A 94-foot-tall Norway spruce from upstate Oneonta use to be in the backyard of Angie and Graig Eichler. Angie’s family came almost every year to see the Rockefeller Center tree — but she never dreamed it would be theirs. The couple said it was bittersweet to see their tree go, “a pain,” Greg explained, because the roots pushing up from the ground would make mowing the lawn difficult.
The Christmas tree at Rockefeller Center’s began in 1933, with a tree with 700 lights. This year’s tree will feature more than 50,000 multicolored, LED lights strung with over five miles of wire, according to a spokeswoman for the Rockefeller Center landlord, Tishman Speyer.

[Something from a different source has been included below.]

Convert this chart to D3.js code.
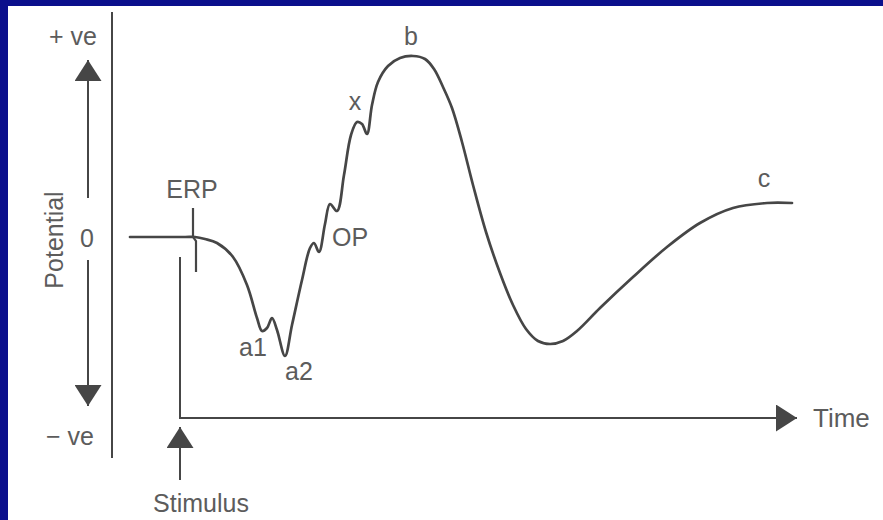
<!DOCTYPE html>
<html>
<head>
<meta charset="utf-8">
<script src="https://cdn.jsdelivr.net/npm/d3@7"></script>
<style>
  html, body { margin: 0; padding: 0; background: #ffffff; overflow: hidden; }
  svg { display: block; }
</style>
</head>
<body>
<svg id="chart" width="883" height="520"></svg>
<script>
// ERG waveform after a flash stimulus (time and potential in arbitrary units)
const timePts = [-10, 1, 3, 5, 7.4, 10.6, 13.4, 15.4, 16.4, 17.4, 18.4, 19.4, 21, 22.4, 24.4, 26, 26.8, 27.8, 29, 30, 31.4, 32.8, 34.2, 35.4, 36.4, 37.4, 38.4, 39.6, 41.6, 44, 46.6, 49, 50.8, 52.6, 54.4, 56.4, 58.6, 61.2, 64, 66.6, 69.2, 71.6, 74, 76.6, 79.4, 84, 90.6, 97.4, 104, 110.6, 117.4, 122.4];
const potentialPts = [0, 0, 0, -0.2, -0.6, -2, -4.8, -8.1, -9.4, -9.1, -8.1, -9.3, -11.9, -8.8, -4.3, -1.1, -0.6, -1.5, 1.3, 3.3, 2.6, 6.2, 10.2, 11.5, 11.3, 10.3, 13.2, 15.5, 17.1, 17.9, 18.1, 17.8, 16.8, 15, 12.9, 9.5, 5.2, 0.5, -3.6, -6.8, -9.2, -10.4, -10.7, -10.4, -9.4, -7.1, -4, -1, 1.4, 2.9, 3.4, 3.4];

// Named components: where each one sits on the waveform
const peakNames = ["a1", "a2", "OP", "x", "b", "c"];
const peakTime = [16.4, 21, 26.8, 35.4, 46.6, 116.8];
const peakPotential = [-9.4, -11.9, -0.6, 11.5, 18.1, 3.4];
// label offsets from each component, in pixels
const peakLabelDx = [-9, 14, 36, -2, -2, 0];
const peakLabelDy = [25, 24, 3, -12, -11, -16];

const axisLabels = ["+ ve", "0", "− ve"];
const axisLabelPotential = [20, 0, -20];

const W = 883, H = 520;
const svg = d3.select("#chart");

// blue frame along the top and left edges
svg.append("rect").attr("x", 0).attr("y", 0).attr("width", W).attr("height", 6).attr("fill", "#0b0f8c");
svg.append("rect").attr("x", 0).attr("y", 0).attr("width", 8).attr("height", H).attr("fill", "#0b0f8c");

const x = d3.scaleLinear().domain([0, 100]).range([180, 680]);
const y = d3.scaleLinear().domain([-20, 20]).range([437, 37]);

const ink = "#464646";
const textInk = "#5c5c5c";
const font = "'Liberation Sans', Arial, Helvetica, sans-serif";
const fs = 25;

// arrowhead marker
svg.append("defs").append("marker").attr("id", "head").attr("viewBox", "0 0 21 27")
  .attr("refX", 21).attr("refY", 13.5).attr("markerWidth", 21).attr("markerHeight", 27)
  .attr("markerUnits", "userSpaceOnUse").attr("orient", "auto")
  .append("path").attr("d", "M0,0 L21,13.5 L0,27 Z").attr("fill", ink);

const g = svg.append("g");

// vertical potential axis line
g.append("line")
  .attr("x1", x(-13.6)).attr("x2", x(-13.6))
  .attr("y1", 12).attr("y2", 458)
  .attr("stroke", ink).attr("stroke-width", 2);

// polarity arrows (+ve up, -ve down), broken around the zero mark
g.append("line")
  .attr("x1", x(-18.4)).attr("x2", x(-18.4))
  .attr("y1", y(3.9)).attr("y2", y(17.7))
  .attr("stroke", ink).attr("stroke-width", 2).attr("marker-end", "url(#head)");
g.append("line")
  .attr("x1", x(-18.4)).attr("x2", x(-18.4))
  .attr("y1", y(-2.3)).attr("y2", y(-16.9))
  .attr("stroke", ink).attr("stroke-width", 2).attr("marker-end", "url(#head)");

// time axis starting at the stimulus
g.append("line")
  .attr("x1", x(0)).attr("x2", x(0))
  .attr("y1", y(-2)).attr("y2", y(-18.1))
  .attr("stroke", ink).attr("stroke-width", 2);
g.append("line")
  .attr("x1", x(0) - 1).attr("x2", x(123.4))
  .attr("y1", y(-18.1)).attr("y2", y(-18.1))
  .attr("stroke", ink).attr("stroke-width", 2).attr("marker-end", "url(#head)");

// stimulus arrow
g.append("line")
  .attr("x1", x(0)).attr("x2", x(0))
  .attr("y1", y(-24.3)).attr("y2", y(-19))
  .attr("stroke", ink).attr("stroke-width", 2).attr("marker-end", "url(#head)");

// ERP tick at stimulus onset
g.append("path")
  .attr("d", `M${x(2.6)},${y(2.9)} L${x(2.6)},${y(0)} L${x(3.2)},${y(-0.4)} L${x(3.2)},${y(-3.5)}`)
  .attr("fill", "none").attr("stroke", ink).attr("stroke-width", 2.2);

// waveform
const pts = timePts.map((t, i) => [t, potentialPts[i]]);
const line = d3.line().x(d => x(d[0])).y(d => y(d[1])).curve(d3.curveCatmullRom.alpha(0.5));
g.append("path").datum(pts).attr("d", line)
  .attr("fill", "none").attr("stroke", ink).attr("stroke-width", 2.7)
  .attr("stroke-linejoin", "round").attr("stroke-linecap", "round");

// text labels
const txt = (s, px, py, anchor = "middle", size = fs) =>
  g.append("text").attr("x", px).attr("y", py).attr("text-anchor", anchor)
    .attr("font-family", font).attr("font-size", size).attr("fill", textInk).text(s);

peakNames.forEach((n, i) =>
  txt(n, x(peakTime[i]) + peakLabelDx[i], y(peakPotential[i]) + peakLabelDy[i]));

const axisLabelX = [73, 87, 70];
axisLabels.forEach((s, i) => txt(s, axisLabelX[i], y(axisLabelPotential[i]) + (i === 1 ? 10 : 8)));

txt("ERP", x(2.4), y(3.9));
txt("Time", x(126.6), y(-18.1) + 9, "start", 26);
txt("Stimulus", x(4.2), y(-27.5), "middle", 25);

g.append("text")
  .attr("transform", `translate(${63},${y(-0.3)}) rotate(-90)`)
  .attr("text-anchor", "middle").attr("font-family", font).attr("font-size", fs)
  .attr("fill", textInk).text("Potential");
</script>
</body>
</html>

“We drove it down over the last two days, brought it into the city last night and today we’re going to stand it up and start decorating it and get it ready for a tree lighting on Nov. 30,” said Erik Pauze of Bay Shore, Rockefeller Center’s head gardener, who’s worked there for nearly 30 years. Today, a crane, was used to stand up the tree. It took about 30 guys to stand it up and get it straight and secure it.
The annual display is expected to draw about 2.5 million spectators and can be viewed by the public through January 7, 2017 when the tree will be prepared to be milled into lumber to be donated to Habitat for Humanity.
The tallest tree installed in Rockefeller Center was in 1999: a 100-footer from Killington, Connecticut.
The tree’s 50,000 lights will be switched on during a November 30 television broadcast. The ceremony will be open to the public on a first-come, first-serve basis.